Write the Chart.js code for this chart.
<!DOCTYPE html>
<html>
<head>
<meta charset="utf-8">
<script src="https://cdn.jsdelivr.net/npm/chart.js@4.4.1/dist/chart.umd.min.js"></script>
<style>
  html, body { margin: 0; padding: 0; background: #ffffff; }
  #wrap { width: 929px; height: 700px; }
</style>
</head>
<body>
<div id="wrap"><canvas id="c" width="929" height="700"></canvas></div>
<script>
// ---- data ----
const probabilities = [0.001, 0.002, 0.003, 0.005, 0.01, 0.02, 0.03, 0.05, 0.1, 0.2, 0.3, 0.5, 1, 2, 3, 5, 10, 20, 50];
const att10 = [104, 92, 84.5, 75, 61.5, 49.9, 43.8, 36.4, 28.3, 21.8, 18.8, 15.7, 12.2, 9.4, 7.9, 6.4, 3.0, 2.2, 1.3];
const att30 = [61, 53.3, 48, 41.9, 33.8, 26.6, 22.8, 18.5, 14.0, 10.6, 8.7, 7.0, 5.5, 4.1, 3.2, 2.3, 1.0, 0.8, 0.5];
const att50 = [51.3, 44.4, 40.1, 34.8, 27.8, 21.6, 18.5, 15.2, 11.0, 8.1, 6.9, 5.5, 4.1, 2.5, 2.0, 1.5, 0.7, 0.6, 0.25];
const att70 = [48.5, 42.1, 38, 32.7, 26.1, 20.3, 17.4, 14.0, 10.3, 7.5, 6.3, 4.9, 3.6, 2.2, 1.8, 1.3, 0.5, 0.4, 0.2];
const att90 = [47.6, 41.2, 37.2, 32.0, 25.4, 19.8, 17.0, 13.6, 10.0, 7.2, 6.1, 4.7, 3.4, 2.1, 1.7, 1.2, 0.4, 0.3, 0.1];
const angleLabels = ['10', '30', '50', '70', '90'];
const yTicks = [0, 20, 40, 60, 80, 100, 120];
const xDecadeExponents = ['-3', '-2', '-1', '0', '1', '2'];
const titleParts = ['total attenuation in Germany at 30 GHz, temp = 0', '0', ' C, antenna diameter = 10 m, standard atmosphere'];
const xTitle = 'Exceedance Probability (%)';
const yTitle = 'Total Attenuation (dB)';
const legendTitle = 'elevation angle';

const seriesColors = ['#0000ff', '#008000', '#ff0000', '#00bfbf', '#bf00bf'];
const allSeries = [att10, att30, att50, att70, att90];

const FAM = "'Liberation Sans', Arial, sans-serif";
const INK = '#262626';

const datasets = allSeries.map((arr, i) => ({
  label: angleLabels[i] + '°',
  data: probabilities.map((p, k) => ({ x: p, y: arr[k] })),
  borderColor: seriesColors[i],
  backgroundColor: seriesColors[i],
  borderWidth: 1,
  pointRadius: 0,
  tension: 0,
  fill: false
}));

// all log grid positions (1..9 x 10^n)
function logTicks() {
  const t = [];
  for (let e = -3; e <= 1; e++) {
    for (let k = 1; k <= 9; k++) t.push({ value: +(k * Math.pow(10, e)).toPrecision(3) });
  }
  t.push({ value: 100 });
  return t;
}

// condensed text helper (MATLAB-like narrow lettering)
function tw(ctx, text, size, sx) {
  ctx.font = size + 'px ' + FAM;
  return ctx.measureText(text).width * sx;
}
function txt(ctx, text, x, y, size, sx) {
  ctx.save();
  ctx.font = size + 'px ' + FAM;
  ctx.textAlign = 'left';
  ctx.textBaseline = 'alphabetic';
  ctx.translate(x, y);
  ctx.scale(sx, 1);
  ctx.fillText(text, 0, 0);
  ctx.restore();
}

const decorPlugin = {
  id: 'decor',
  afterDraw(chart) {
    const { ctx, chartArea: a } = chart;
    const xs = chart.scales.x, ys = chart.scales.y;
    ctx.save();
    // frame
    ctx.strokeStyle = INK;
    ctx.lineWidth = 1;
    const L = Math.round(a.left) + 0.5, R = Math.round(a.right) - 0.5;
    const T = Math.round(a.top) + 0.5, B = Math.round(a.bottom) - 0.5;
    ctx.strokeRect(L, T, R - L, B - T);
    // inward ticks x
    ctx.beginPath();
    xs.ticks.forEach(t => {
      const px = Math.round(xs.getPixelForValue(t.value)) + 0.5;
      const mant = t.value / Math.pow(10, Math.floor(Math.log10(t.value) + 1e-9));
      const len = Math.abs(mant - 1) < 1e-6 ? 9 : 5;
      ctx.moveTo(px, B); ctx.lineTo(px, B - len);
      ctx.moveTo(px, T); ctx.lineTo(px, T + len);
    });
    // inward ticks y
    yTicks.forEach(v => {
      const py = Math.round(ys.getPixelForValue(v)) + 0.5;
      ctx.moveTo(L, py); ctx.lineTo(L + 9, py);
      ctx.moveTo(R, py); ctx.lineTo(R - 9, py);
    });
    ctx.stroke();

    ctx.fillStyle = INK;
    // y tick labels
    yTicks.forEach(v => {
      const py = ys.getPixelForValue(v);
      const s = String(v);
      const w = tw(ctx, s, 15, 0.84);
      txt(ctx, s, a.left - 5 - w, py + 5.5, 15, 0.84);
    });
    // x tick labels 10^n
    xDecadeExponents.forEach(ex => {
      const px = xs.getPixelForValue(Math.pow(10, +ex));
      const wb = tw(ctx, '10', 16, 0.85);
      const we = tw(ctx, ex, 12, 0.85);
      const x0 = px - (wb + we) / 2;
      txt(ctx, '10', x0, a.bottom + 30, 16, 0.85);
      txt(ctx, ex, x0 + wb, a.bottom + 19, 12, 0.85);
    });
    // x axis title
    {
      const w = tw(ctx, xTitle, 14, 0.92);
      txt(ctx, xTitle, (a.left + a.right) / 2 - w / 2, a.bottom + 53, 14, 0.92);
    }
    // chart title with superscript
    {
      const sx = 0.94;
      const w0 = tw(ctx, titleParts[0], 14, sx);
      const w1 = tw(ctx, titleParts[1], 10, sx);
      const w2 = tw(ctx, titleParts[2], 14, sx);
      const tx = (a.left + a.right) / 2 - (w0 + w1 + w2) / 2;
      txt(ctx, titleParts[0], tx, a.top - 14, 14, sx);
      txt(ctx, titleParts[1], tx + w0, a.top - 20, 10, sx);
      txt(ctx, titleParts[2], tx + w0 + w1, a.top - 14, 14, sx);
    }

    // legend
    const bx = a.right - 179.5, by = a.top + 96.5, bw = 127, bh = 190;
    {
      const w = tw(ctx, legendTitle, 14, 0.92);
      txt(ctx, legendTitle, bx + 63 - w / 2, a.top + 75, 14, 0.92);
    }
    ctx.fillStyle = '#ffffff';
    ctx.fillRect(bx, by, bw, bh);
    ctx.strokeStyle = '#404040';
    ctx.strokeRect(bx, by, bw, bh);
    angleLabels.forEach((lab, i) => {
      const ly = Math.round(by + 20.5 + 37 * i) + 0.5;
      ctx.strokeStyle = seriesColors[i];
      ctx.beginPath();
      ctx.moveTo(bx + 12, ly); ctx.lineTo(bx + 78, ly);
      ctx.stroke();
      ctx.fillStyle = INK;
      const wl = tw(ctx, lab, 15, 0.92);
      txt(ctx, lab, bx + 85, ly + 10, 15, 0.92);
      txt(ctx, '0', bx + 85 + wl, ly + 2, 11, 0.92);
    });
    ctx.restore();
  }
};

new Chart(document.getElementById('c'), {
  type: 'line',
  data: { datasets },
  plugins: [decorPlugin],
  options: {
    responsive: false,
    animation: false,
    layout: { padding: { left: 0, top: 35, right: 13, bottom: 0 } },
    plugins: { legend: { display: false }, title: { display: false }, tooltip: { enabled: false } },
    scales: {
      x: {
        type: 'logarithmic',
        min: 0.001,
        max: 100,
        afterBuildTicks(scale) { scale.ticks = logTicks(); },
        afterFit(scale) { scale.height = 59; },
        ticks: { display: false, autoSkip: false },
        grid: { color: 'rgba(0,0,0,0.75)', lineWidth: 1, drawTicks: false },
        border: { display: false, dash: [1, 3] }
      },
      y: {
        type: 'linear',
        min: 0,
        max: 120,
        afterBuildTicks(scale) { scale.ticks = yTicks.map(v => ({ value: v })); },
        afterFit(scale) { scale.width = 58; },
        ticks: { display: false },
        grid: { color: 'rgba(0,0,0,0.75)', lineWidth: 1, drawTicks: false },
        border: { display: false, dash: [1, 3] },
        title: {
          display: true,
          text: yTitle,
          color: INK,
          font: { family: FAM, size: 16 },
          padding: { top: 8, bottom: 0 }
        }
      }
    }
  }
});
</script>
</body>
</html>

━━━━━━━━━━

## Problem
Reproduce, please, the lines of the material from its first line down to the line containing "const INK = '#262626';", keeping both ends and nothing beyond them.

## Written solution
Write the Chart.js code for this chart.
<!DOCTYPE html>
<html>
<head>
<meta charset="utf-8">
<script src="https://cdn.jsdelivr.net/npm/chart.js@4.4.1/dist/chart.umd.min.js"></script>
<style>
  html, body { margin: 0; padding: 0; background: #ffffff; }
  #wrap { width: 929px; height: 700px; }
</style>
</head>
<body>
<div id="wrap"><canvas id="c" width="929" height="700"></canvas></div>
<script>
// ---- data ----
const probabilities = [0.001, 0.002, 0.003, 0.005, 0.01, 0.02, 0.03, 0.05, 0.1, 0.2, 0.3, 0.5, 1, 2, 3, 5, 10, 20, 50];
const att10 = [104, 92, 84.5, 75, 61.5, 49.9, 43.8, 36.4, 28.3, 21.8, 18.8, 15.7, 12.2, 9.4, 7.9, 6.4, 3.0, 2.2, 1.3];
const att30 = [61, 53.3, 48, 41.9, 33.8, 26.6, 22.8, 18.5, 14.0, 10.6, 8.7, 7.0, 5.5, 4.1, 3.2, 2.3, 1.0, 0.8, 0.5];
const att50 = [51.3, 44.4, 40.1, 34.8, 27.8, 21.6, 18.5, 15.2, 11.0, 8.1, 6.9, 5.5, 4.1, 2.5, 2.0, 1.5, 0.7, 0.6, 0.25];
const att70 = [48.5, 42.1, 38, 32.7, 26.1, 20.3, 17.4, 14.0, 10.3, 7.5, 6.3, 4.9, 3.6, 2.2, 1.8, 1.3, 0.5, 0.4, 0.2];
const att90 = [47.6, 41.2, 37.2, 32.0, 25.4, 19.8, 17.0, 13.6, 10.0, 7.2, 6.1, 4.7, 3.4, 2.1, 1.7, 1.2, 0.4, 0.3, 0.1];
const angleLabels = ['10', '30', '50', '70', '90'];
const yTicks = [0, 20, 40, 60, 80, 100, 120];
const xDecadeExponents = ['-3', '-2', '-1', '0', '1', '2'];
const titleParts = ['total attenuation in Germany at 30 GHz, temp = 0', '0', ' C, antenna diameter = 10 m, standard atmosphere'];
const xTitle = 'Exceedance Probability (%)';
const yTitle = 'Total Attenuation (dB)';
const legendTitle = 'elevation angle';

const seriesColors = ['#0000ff', '#008000', '#ff0000', '#00bfbf', '#bf00bf'];
const allSeries = [att10, att30, att50, att70, att90];

const FAM = "'Liberation Sans', Arial, sans-serif";
const INK = '#262626';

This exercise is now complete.